Goal
Transcribe all of the material below word for word and leave out its pictures.

Dataset extract
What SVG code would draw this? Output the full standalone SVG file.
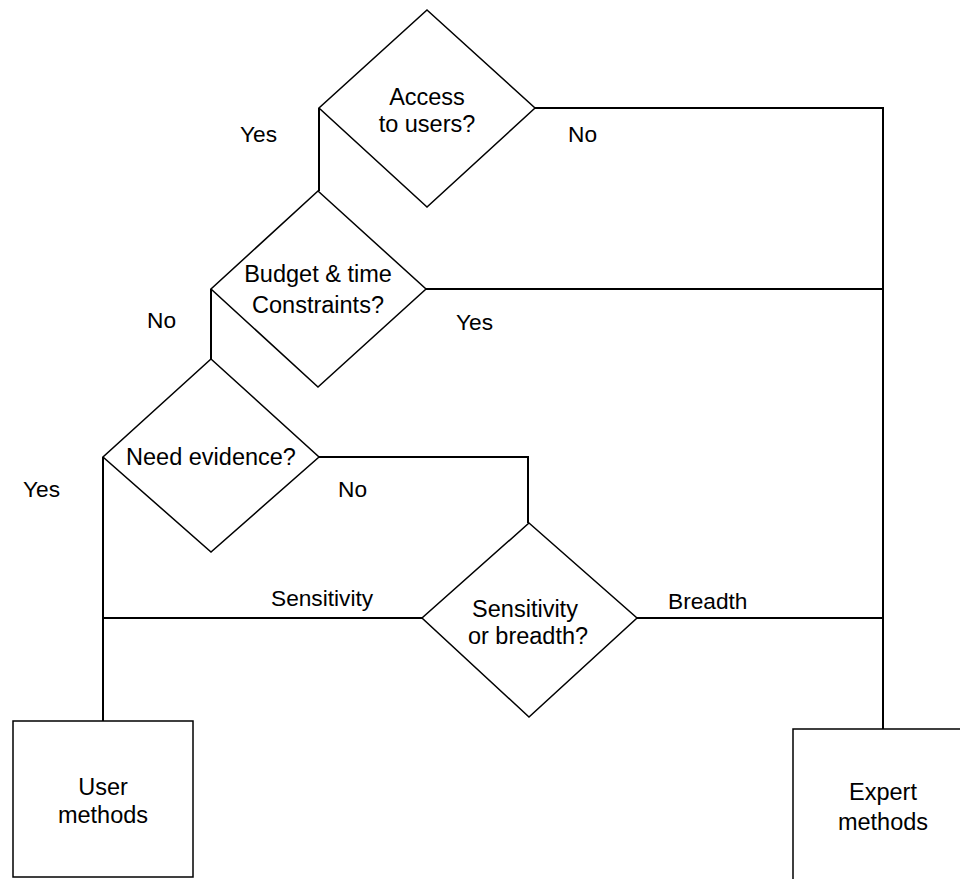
<svg xmlns="http://www.w3.org/2000/svg" width="960" height="879" viewBox="0 0 960 879">
<style>
.shape{fill:#fff;stroke:#000;stroke-width:1.5}
.conn{fill:none;stroke:#000;stroke-width:2}
text{font-family:"Liberation Sans",Arial,sans-serif;font-size:22.7px;fill:#000}
.n{text-anchor:middle;font-size:23.5px}
</style>
<rect width="960" height="879" fill="#fff"/>
<g id="connectors">
<polyline class="conn" points="319,108 319,191"/>
<polyline class="conn" points="535,108 883,108 883,729"/>
<polyline class="conn" points="211,289 211,359"/>
<polyline class="conn" points="426,289 883,289"/>
<polyline class="conn" points="103,457 103,721"/>
<polyline class="conn" points="319,457 528,457 528,523"/>
<polyline class="conn" points="103,618 422,618"/>
<polyline class="conn" points="637,618 883,618"/>
</g>
<g id="labels">
<text x="240" y="142">Yes</text>
<text x="568" y="142">No</text>
<text x="147" y="328">No</text>
<text x="456" y="330">Yes</text>
<text x="23" y="497">Yes</text>
<text x="338" y="497">No</text>
<text x="271" y="606">Sensitivity</text>
<text x="668" y="609">Breadth</text>
</g>
<g id="access">
<polygon class="shape" points="427,10 535,108 427,207 319,108"/>
<text class="n" x="427" y="105">Access</text>
<text class="n" x="427" y="132">to users?</text>
</g>
<g id="budget">
<polygon class="shape" points="318,191 426,289 318,387 211,289"/>
<text class="n" x="318" y="282">Budget &amp; time</text>
<text class="n" x="318" y="313">Constraints?</text>
</g>
<g id="evidence">
<polygon class="shape" points="211,359 319,457 211,552 103,457"/>
<text class="n" x="211" y="465">Need evidence?</text>
</g>
<g id="sensitivity">
<polygon class="shape" points="529,523 637,618 529,717 422,618"/>
<text class="n" x="525" y="617">Sensitivity</text>
<text class="n" x="528" y="644">or breadth?</text>
</g>
<g id="user">
<rect class="shape" x="13" y="721" width="180" height="156"/>
<text class="n" x="103" y="795">User</text>
<text class="n" x="103" y="823">methods</text>
</g>
<g id="expert">
<rect class="shape" x="793" y="729" width="180" height="156"/>
<text class="n" x="883" y="800">Expert</text>
<text class="n" x="883" y="830">methods</text>
</g>
</svg>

Task solution
What SVG code would draw this? Output the full standalone SVG file.
<svg xmlns="http://www.w3.org/2000/svg" width="960" height="879" viewBox="0 0 960 879">
<style>
.shape{fill:#fff;stroke:#000;stroke-width:1.5}
.conn{fill:none;stroke:#000;stroke-width:2}
text{font-family:"Liberation Sans",Arial,sans-serif;font-size:22.7px;fill:#000}
.n{text-anchor:middle;font-size:23.5px}
</style>
<rect width="960" height="879" fill="#fff"/>
<g id="connectors">
<polyline class="conn" points="319,108 319,191"/>
<polyline class="conn" points="535,108 883,108 883,729"/>
<polyline class="conn" points="211,289 211,359"/>
<polyline class="conn" points="426,289 883,289"/>
<polyline class="conn" points="103,457 103,721"/>
<polyline class="conn" points="319,457 528,457 528,523"/>
<polyline class="conn" points="103,618 422,618"/>
<polyline class="conn" points="637,618 883,618"/>
</g>
<g id="labels">
<text x="240" y="142">Yes</text>
<text x="568" y="142">No</text>
<text x="147" y="328">No</text>
<text x="456" y="330">Yes</text>
<text x="23" y="497">Yes</text>
<text x="338" y="497">No</text>
<text x="271" y="606">Sensitivity</text>
<text x="668" y="609">Breadth</text>
</g>
<g id="access">
<polygon class="shape" points="427,10 535,108 427,207 319,108"/>
<text class="n" x="427" y="105">Access</text>
<text class="n" x="427" y="132">to users?</text>
</g>
<g id="budget">
<polygon class="shape" points="318,191 426,289 318,387 211,289"/>
<text class="n" x="318" y="282">Budget &amp; time</text>
<text class="n" x="318" y="313">Constraints?</text>
</g>
<g id="evidence">
<polygon class="shape" points="211,359 319,457 211,552 103,457"/>
<text class="n" x="211" y="465">Need evidence?</text>
</g>
<g id="sensitivity">
<polygon class="shape" points="529,523 637,618 529,717 422,618"/>
<text class="n" x="525" y="617">Sensitivity</text>
<text class="n" x="528" y="644">or breadth?</text>
</g>
<g id="user">
<rect class="shape" x="13" y="721" width="180" height="156"/>
<text class="n" x="103" y="795">User</text>
<text class="n" x="103" y="823">methods</text>
</g>
<g id="expert">
<rect class="shape" x="793" y="729" width="180" height="156"/>
<text class="n" x="883" y="800">Expert</text>
<text class="n" x="883" y="830">methods</text>
</g>
</svg>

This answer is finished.